GIVEN EXERCISE =>
Repeat the material exactly from its first line to the line that includes "import plotly.graph_objects as go". Skip pictures.

>> START

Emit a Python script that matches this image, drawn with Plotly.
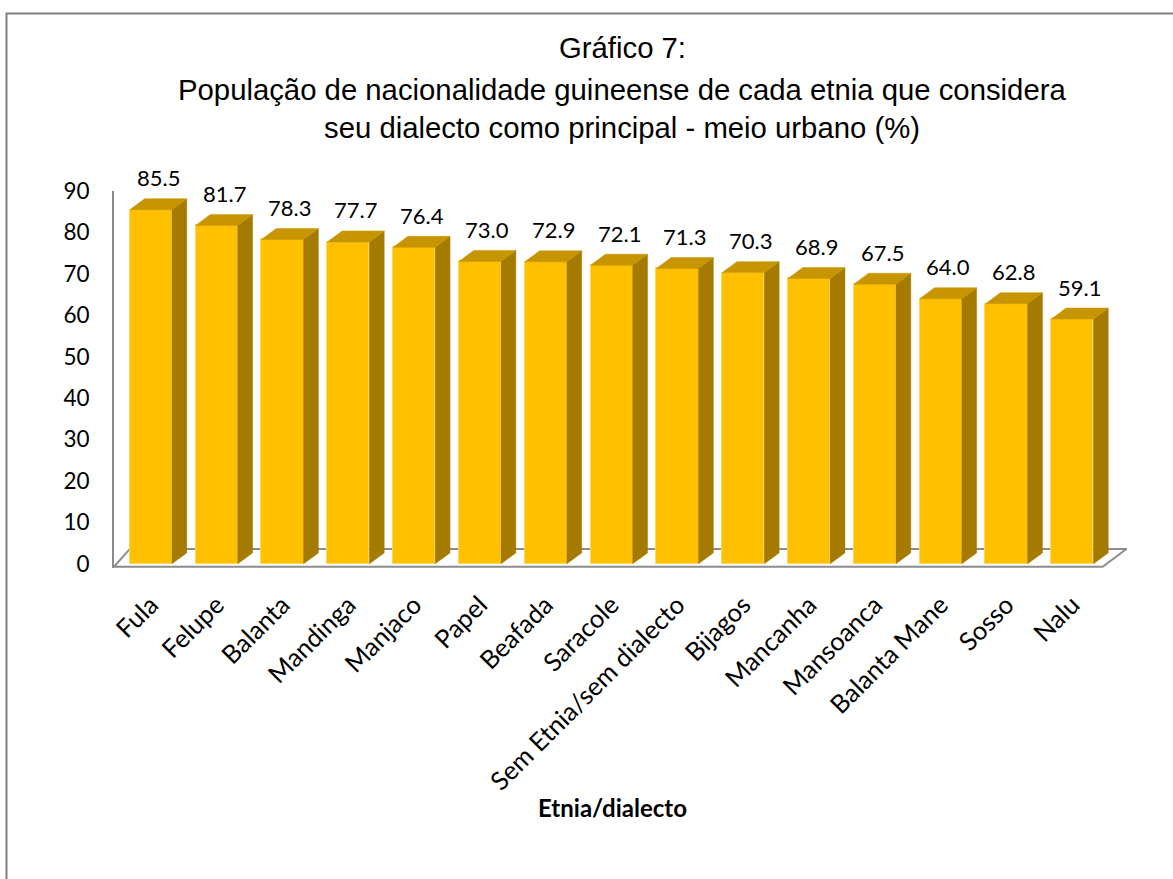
import plotly.graph_objects as go

categories = ["Fula", "Felupe", "Balanta", "Mandinga", "Manjaco", "Papel", "Beafada",
              "Saracole", "Sem Etnia/sem dialecto", "Bijagos", "Mancanha", "Mansoanca",
              "Balanta Mane", "Sosso", "Nalu"]
values = [85.5, 81.7, 78.3, 77.7, 76.4, 73.0, 72.9, 72.1, 71.3, 70.3, 68.9, 67.5, 64.0, 62.8, 59.1]
y_ticks = [0, 10, 20, 30, 40, 50, 60, 70, 80, 90]
title_lines = ["Gráfico 7:",
               "População de nacionalidade guineense de cada etnia que considera",
               "seu dialecto como principal - meio urbano (%)"]
x_title = "Etnia/dialecto"

W, H = 1173, 879
ML, MR, MT, MB = 114, 46, 191, 311
PW, PH = W - ML - MR, H - MT - MB
XR = [-0.56, 14.83]
YR = [-1, 90]

FRONT = "#FFC000"
SIDE = "#A47A00"
TOP = "#C79500"
GRAY = "#8C8C8C"

BW = 0.64          # bar width (category units)
DX = 0.225         # depth offset x (category units)
DY = 2.65          # depth offset y (value units)


def px_x(px):
    return (px - ML) / PW


def px_y(py):
    return (H - MB - py) / PH


xs = list(range(len(categories)))

fig = go.Figure()

# front faces
fig.add_trace(go.Bar(x=xs, y=values, width=BW, marker=dict(color=FRONT, line=dict(color="#FFD75A", width=1)),
                     showlegend=False, hoverinfo="skip"))

# side faces and top faces
sx, sy, tx, ty = [], [], [], []
for i, v in zip(xs, values):
    r = i + BW / 2
    l = i - BW / 2
    sx += [r, r + DX, r + DX, r, r, None]
    sy += [0, DY, v + DY, v, 0, None]
    tx += [l, r, r + DX, l + DX, l, None]
    ty += [v, v, v + DY, v + DY, v, None]

fig.add_trace(go.Scatter(x=sx, y=sy, mode="lines", fill="toself", fillcolor=SIDE,
                         line=dict(color=SIDE, width=0.5), showlegend=False, hoverinfo="skip"))
fig.add_trace(go.Scatter(x=tx, y=ty, mode="lines", fill="toself", fillcolor=TOP,
                         line=dict(color=TOP, width=0.5), showlegend=False, hoverinfo="skip"))

# data labels
for i, v in zip(xs, values):
    fig.add_annotation(x=i + DX / 2, y=v + DY, text=f"{v:.1f}", showarrow=False,
                       yanchor="middle", yshift=21,
                       font=dict(family="Lato", size=22, color="black"))

# floor
FLOOR_FRONT = -0.72
FLOOR_BACK = 3.6
FLOOR_DX = 0.24
x_front_right = XR[1] - 0.37
fig.add_shape(type="path", xref="x", yref="y", layer="below",
              path=(f"M {XR[0]},{FLOOR_FRONT} L {x_front_right},{FLOOR_FRONT} "
                    f"L {XR[1] - 0.01},{FLOOR_BACK} L {XR[0] + FLOOR_DX},{FLOOR_BACK} Z"),
              line=dict(color=GRAY, width=2), fillcolor="white")

# outer chart border
fig.add_shape(type="rect", xref="paper", yref="paper",
              x0=px_x(6.5), x1=px_x(1190), y0=px_y(900), y1=px_y(13.5),
              line=dict(color="#7F7F7F", width=2))

# title lines
for txt, py in zip(title_lines, [48, 89, 127]):
    fig.add_annotation(xref="paper", yref="paper", x=px_x(622), y=px_y(py), text=txt,
                       showarrow=False, xanchor="center", yanchor="middle",
                       font=dict(family="Liberation Sans, Arial", size=29.3, color="black"))

# x axis title
fig.add_annotation(xref="paper", yref="paper", x=px_x(612), y=px_y(807), text=f"<b>{x_title}</b>",
                   showarrow=False, xanchor="center", yanchor="middle",
                   font=dict(family="Lato", size=24, color="black"))

fig.update_layout(
    width=W, height=H, autosize=False,
    margin=dict(l=ML, r=MR, t=MT, b=MB, pad=0),
    paper_bgcolor="white", plot_bgcolor="white",
    bargap=0,
    xaxis=dict(range=XR, tickmode="array", tickvals=xs, ticktext=categories,
               tickangle=-45, showgrid=False, zeroline=False, showline=False,
               ticks="", ticklabelstandoff=16, automargin=False,
               tickfont=dict(family="Lato", size=25.5, color="black")),
    yaxis=dict(range=YR, tickmode="array", tickvals=y_ticks, showgrid=False,
               zeroline=False, showline=True, linecolor=GRAY, linewidth=2,
               ticks="", ticklabelstandoff=18, automargin=False,
               tickfont=dict(family="Lato", size=22.5, color="black")),
)

fig.write_html("out.html", config={"displayModeBar": False},
               post_script="document.body.style.margin='0';document.body.style.overflow='hidden';")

>> END

WRITTEN RESPONSE =>
Emit a Python script that matches this image, drawn with Plotly.
import plotly.graph_objects as go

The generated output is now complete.